Conversely, if you're getting responses like "this is interesting, I'm not sure how I'd use it" — that's not a good sign. It means your value proposition is unclear or your targeting is too broad. Stop sending outreach, have five conversations with the people who responded, and find out specifically what problem they were hoping you solved. Then reframe everything around that problem.

This loop — outreach, signal, reframe — is what "building in public" actually looks like in practice. It's not about tweeting your MRR. It's about iterating fast enough that by week eight, you have a sharp, testable story about who your product is for and what it helps them do.

Putting It All Together

The founders who get their first 100 users fastest share one trait: they talk to more people than feels comfortable. They send messages before the product is "ready." They post in communities before they have case studies. They ask for feedback before they have testimonials to share.

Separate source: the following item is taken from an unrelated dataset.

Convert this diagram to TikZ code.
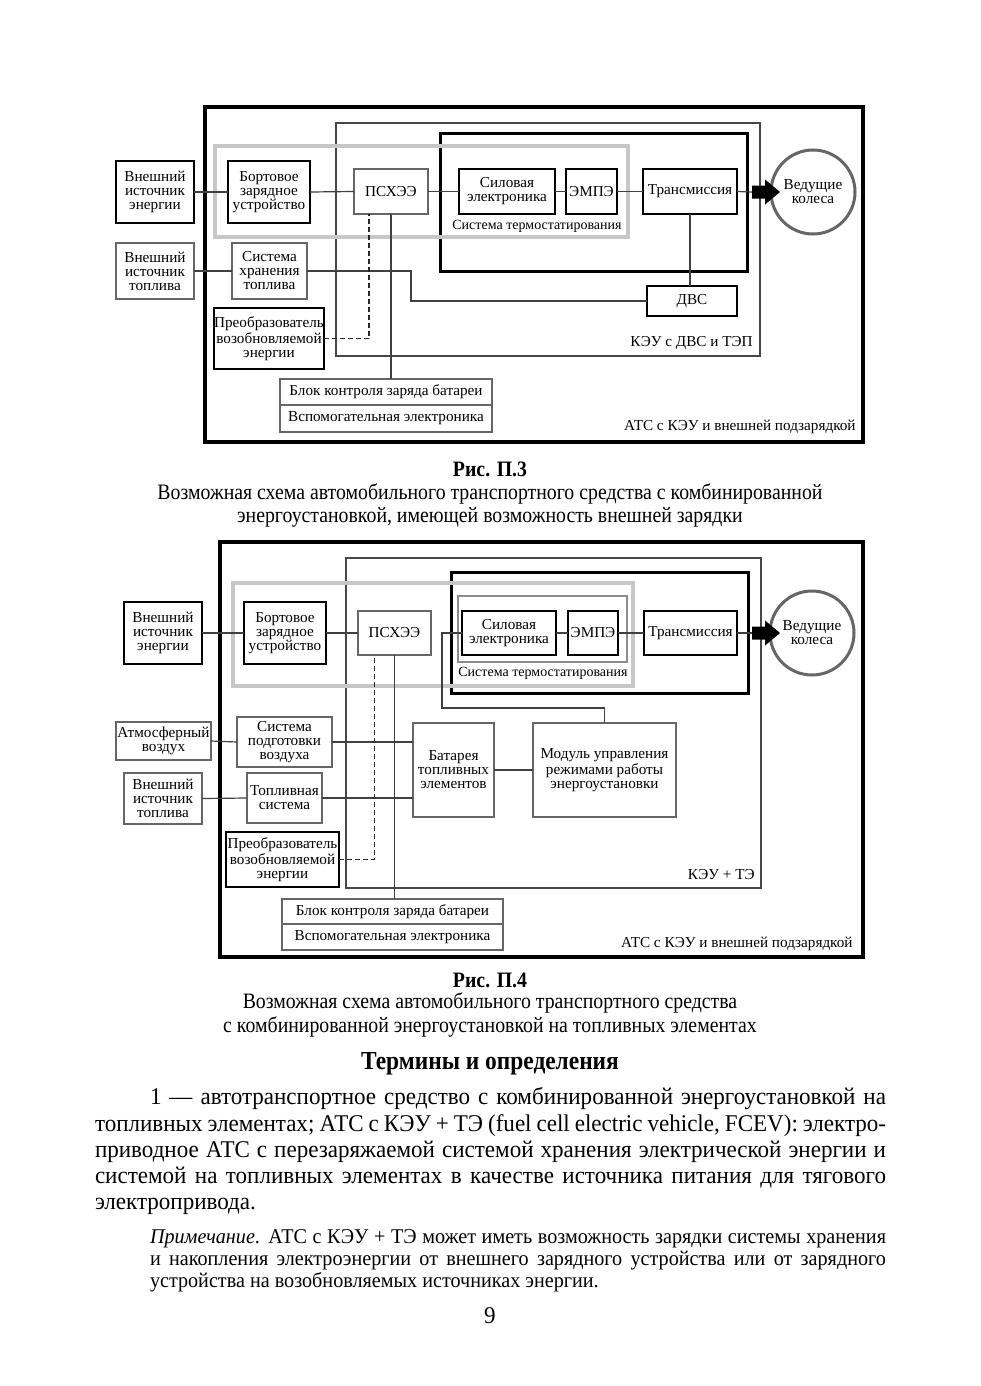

The product won't be perfect. The outreach won't be perfect. That's fine. What matters is that real people are using it and telling you what's broken.

Start with your network today. Find three people who have the problem. Show them the product. That's day one.

Frequently Asked Questions

How do I get my first SaaS users with no budget?

Focus on direct outreach to people already discussing the problem you solve, community seeding in relevant subreddits and forums, and your existing network. These three channels produce real conversations fastest with zero spend.

What's the best channel for early-stage SaaS user acquisition?

Direct outreach consistently produces the highest conversion rate for zero-user products. Finding people who are actively expressing the problem you solve — on Reddit, Twitter, or via competitor review sites — and reaching out personally works faster than any broadcast channel.

Should I launch on Product Hunt to get my first users?

Product Hunt is worth doing, but it's a Tier 2 activity. A well-prepared launch generates backlinks and a one-day traffic spike, but the audience skews founder rather than buyer. Get your first 10–20 users through direct outreach first, then layer in directory launches.

How long does it realistically take to get first SaaS users?

With a consistent daily outreach and community seeding routine, most founders can get their first 5–10 real users within 3–4 weeks. The constraint is usually consistency, not channel availability.